Review: Amy Reid – Isolated Bliss
Composed when Amy Reid was living on the island of Monhegan off the coast of Maine, the 19 minutes of Isolated Bliss are a bittersweet ode to the futility of escape. With time, the spotless simplicity of an elsewhere – the bright sun, the glittering water – start to accrue the complexities of yet another here. Idyllic locations lose their novelty as the days churn by, eventually becoming the next refuge for familiar sensations of introspective restlessness. Stay still for long enough and home will always settle back into the bones.
And so “Water Talks” starts with the slosh of waves and chattering birdsong, with synthesisers rippling like mirages against the hum of the horizon line before carrying the good vibes straight into the delicious lounge jazz pencil sketch of “Luminescence”, whose rebounding rhodes chords frame a sequence of melodies that each seek to emulate a different facet of sunlight: the shimmer, the glimmer, the sparkle. These first two pieces are as unequivocally serene as postcards from paradisaical places, stripped back to simple, hand-played elements that let blue sky wrap generously around their outlines.

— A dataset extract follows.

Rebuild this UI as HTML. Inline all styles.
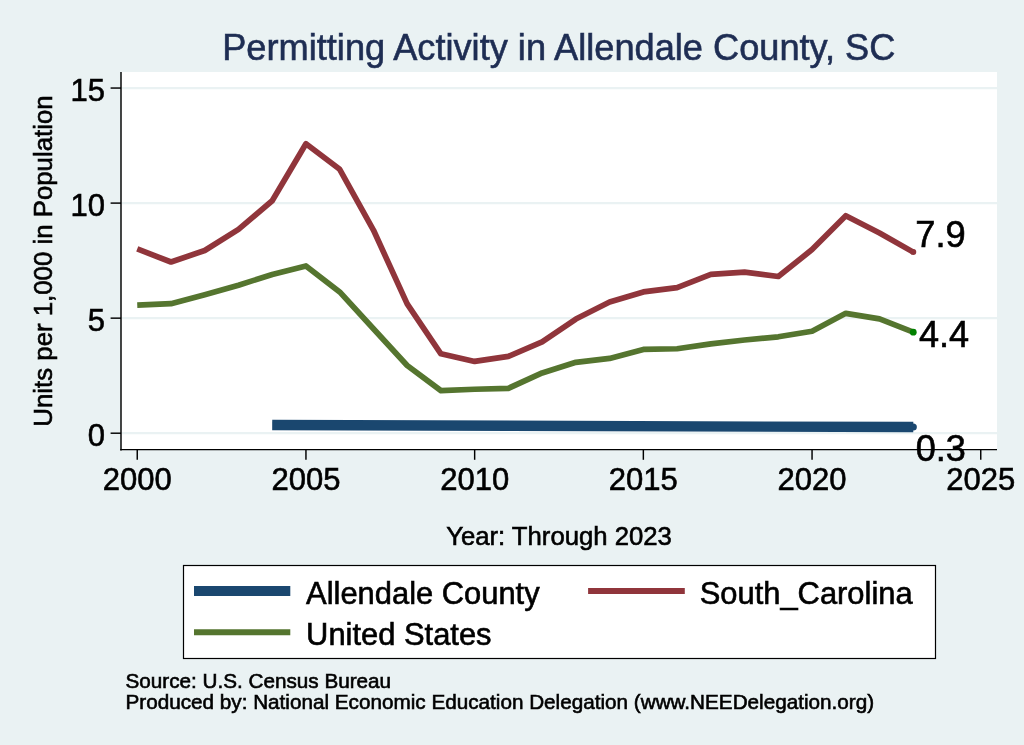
<!DOCTYPE html>
<html lang="en">
<head>
<meta charset="utf-8">
<title>Permitting Activity in Allendale County, SC</title>
<style>
html,body{margin:0;padding:0;background:#eaf2f3;}
body{width:1024px;height:745px;overflow:hidden;font-family:'Liberation Sans', Arial, Helvetica, sans-serif;}
svg text{white-space:pre;stroke:#000;stroke-width:0.6px;paint-order:stroke fill;}
svg text.t{stroke:#1e2d53;}
</style>
</head>
<body>
<svg width="1024" height="745" viewBox="0 0 1024 745" style="display:block;will-change:transform;font-family:'Liberation Sans',Arial,Helvetica,sans-serif">
<rect x="0" y="0" width="1024" height="745" fill="#eaf2f3"/>
<rect x="121" y="72" width="876" height="378" fill="#ffffff"/>
<line x1="121" x2="997" y1="433.20" y2="433.20" stroke="#eaf2f3" stroke-width="2.3"/>
<line x1="121" x2="997" y1="318.15" y2="318.15" stroke="#eaf2f3" stroke-width="2.3"/>
<line x1="121" x2="997" y1="203.10" y2="203.10" stroke="#eaf2f3" stroke-width="2.3"/>
<line x1="121" x2="997" y1="88.05" y2="88.05" stroke="#eaf2f3" stroke-width="2.3"/>
<line x1="272.21" y1="425.0" x2="913.27" y2="427.0" stroke="#1a476f" stroke-width="10.3"/>
<circle cx="913.27" cy="427.0" r="3.6" fill="#1a476f"/>
<polyline points="137.25,248.89 170.99,262.01 204.73,250.50 238.47,229.33 272.21,200.80 305.95,143.73 339.69,169.28 373.43,230.02 407.17,303.88 440.91,353.82 474.65,361.41 508.39,356.35 542.13,341.85 575.87,319.07 609.61,302.04 643.35,291.92 677.09,287.55 710.83,274.43 744.57,272.13 778.31,276.50 812.05,249.58 845.79,215.76 879.53,233.01 913.27,252.11" fill="none" stroke="#90353b" stroke-width="5.7" stroke-linejoin="round" stroke-linecap="butt"/>
<polyline points="137.25,305.03 170.99,303.65 204.73,294.68 238.47,285.25 272.21,274.43 305.95,265.92 339.69,291.92 373.43,328.73 407.17,365.55 440.91,390.63 474.65,389.25 508.39,388.33 542.13,372.91 575.87,362.33 609.61,358.42 643.35,349.44 677.09,348.75 710.83,343.92 744.57,340.01 778.31,336.79 812.05,331.27 845.79,313.32 879.53,318.84 913.27,332.19" fill="none" stroke="#55752f" stroke-width="5.7" stroke-linejoin="round" stroke-linecap="butt"/>
<circle cx="913.27" cy="252.11" r="3" fill="#90353b"/>
<circle cx="913.27" cy="332.19" r="3.4" fill="#008000"/>
<line x1="121" x2="121" y1="72" y2="450.4" stroke="#000" stroke-width="1.45"/>
<line x1="120.2" x2="997" y1="449.6" y2="449.6" stroke="#000" stroke-width="1.45"/>
<line x1="110.6" x2="121" y1="433.20" y2="433.20" stroke="#000" stroke-width="1.45"/>
<line x1="110.6" x2="121" y1="318.15" y2="318.15" stroke="#000" stroke-width="1.45"/>
<line x1="110.6" x2="121" y1="203.10" y2="203.10" stroke="#000" stroke-width="1.45"/>
<line x1="110.6" x2="121" y1="88.05" y2="88.05" stroke="#000" stroke-width="1.45"/>
<line x1="137.25" x2="137.25" y1="449.6" y2="459.8" stroke="#000" stroke-width="1.45"/>
<line x1="305.95" x2="305.95" y1="449.6" y2="459.8" stroke="#000" stroke-width="1.45"/>
<line x1="474.65" x2="474.65" y1="449.6" y2="459.8" stroke="#000" stroke-width="1.45"/>
<line x1="643.35" x2="643.35" y1="449.6" y2="459.8" stroke="#000" stroke-width="1.45"/>
<line x1="812.05" x2="812.05" y1="449.6" y2="459.8" stroke="#000" stroke-width="1.45"/>
<line x1="980.75" x2="980.75" y1="449.6" y2="459.8" stroke="#000" stroke-width="1.45"/>
<text x="105" y="446.40" font-size="31" text-anchor="end" fill="#000">0</text>
<text x="105" y="331.35" font-size="31" text-anchor="end" fill="#000">5</text>
<text x="105" y="216.30" font-size="31" text-anchor="end" fill="#000">10</text>
<text x="105" y="101.25" font-size="31" text-anchor="end" fill="#000">15</text>
<text x="137.25" y="490" font-size="31" text-anchor="middle" fill="#000">2000</text>
<text x="305.95" y="490" font-size="31" text-anchor="middle" fill="#000">2005</text>
<text x="474.65" y="490" font-size="31" text-anchor="middle" fill="#000">2010</text>
<text x="643.35" y="490" font-size="31" text-anchor="middle" fill="#000">2015</text>
<text x="812.05" y="490" font-size="31" text-anchor="middle" fill="#000">2020</text>
<text x="980.75" y="490" font-size="31" text-anchor="middle" fill="#000">2025</text>
<text x="915.3" y="247.2" font-size="36.3" fill="#000">7.9</text>
<text x="919.0" y="347.2" font-size="36.1" fill="#000">4.4</text>
<text x="915.7" y="461.2" font-size="36.1" fill="#000">0.3</text>
<text x="558.8" y="59.6" font-size="36.2" text-anchor="middle" fill="#1e2d53" class="t">Permitting Activity in Allendale County, SC</text>
<text x="559" y="545" font-size="25.7" text-anchor="middle" fill="#000">Year: Through 2023</text>
<text transform="translate(51.9,261) rotate(-90)" font-size="25.8" text-anchor="middle" fill="#000">Units per 1,000 in Population</text>
<rect x="183.5" y="565.5" width="752" height="93" fill="#ffffff" stroke="#000" stroke-width="1.2"/>
<line x1="194" x2="290.3" y1="591" y2="591" stroke="#1a476f" stroke-width="10.1"/>
<line x1="194" x2="290.3" y1="632.3" y2="632.3" stroke="#55752f" stroke-width="5.9"/>
<line x1="588.1" x2="684.8" y1="591.05" y2="591.05" stroke="#90353b" stroke-width="5.9"/>
<text x="306.1" y="603.7" font-size="30.9" fill="#000">Allendale County</text>
<text x="306.1" y="644.6" font-size="30.9" fill="#000">United States</text>
<text x="699.7" y="603.7" font-size="30.9" fill="#000">South_Carolina</text>
<text x="125.5" y="688.4" font-size="20.7" fill="#000">Source: U.S. Census Bureau</text>
<text x="125.5" y="708.8" font-size="20.7" fill="#000">Produced by: National Economic Education Delegation (www.NEEDelegation.org)</text>
</svg>
</body>
</html>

It’s on “Acid Island” that the uncertainty creeps in, with arpeggiations sliding out of time with eachother and a bass drum thumping impatiently from beneath. The bright colours start to fade as field recordings from the night (throbbing cicadas) replace the picturesque beach scenes of the day. Echoes distort the edges of the instruments; voices are warped out of tune. By the time we reach the aptly-titled “Everything Caves”, only the meekest glints of light appear on the surface of an otherwise solemn smear of choral pads and meandering electronic brass, like a netherworldly reflection of the opening track. Both pieces generate the image of staring out to sea, yet where the opener feels like a blissful appreciation of solitude, the closer seems like a melancholic yearning for home.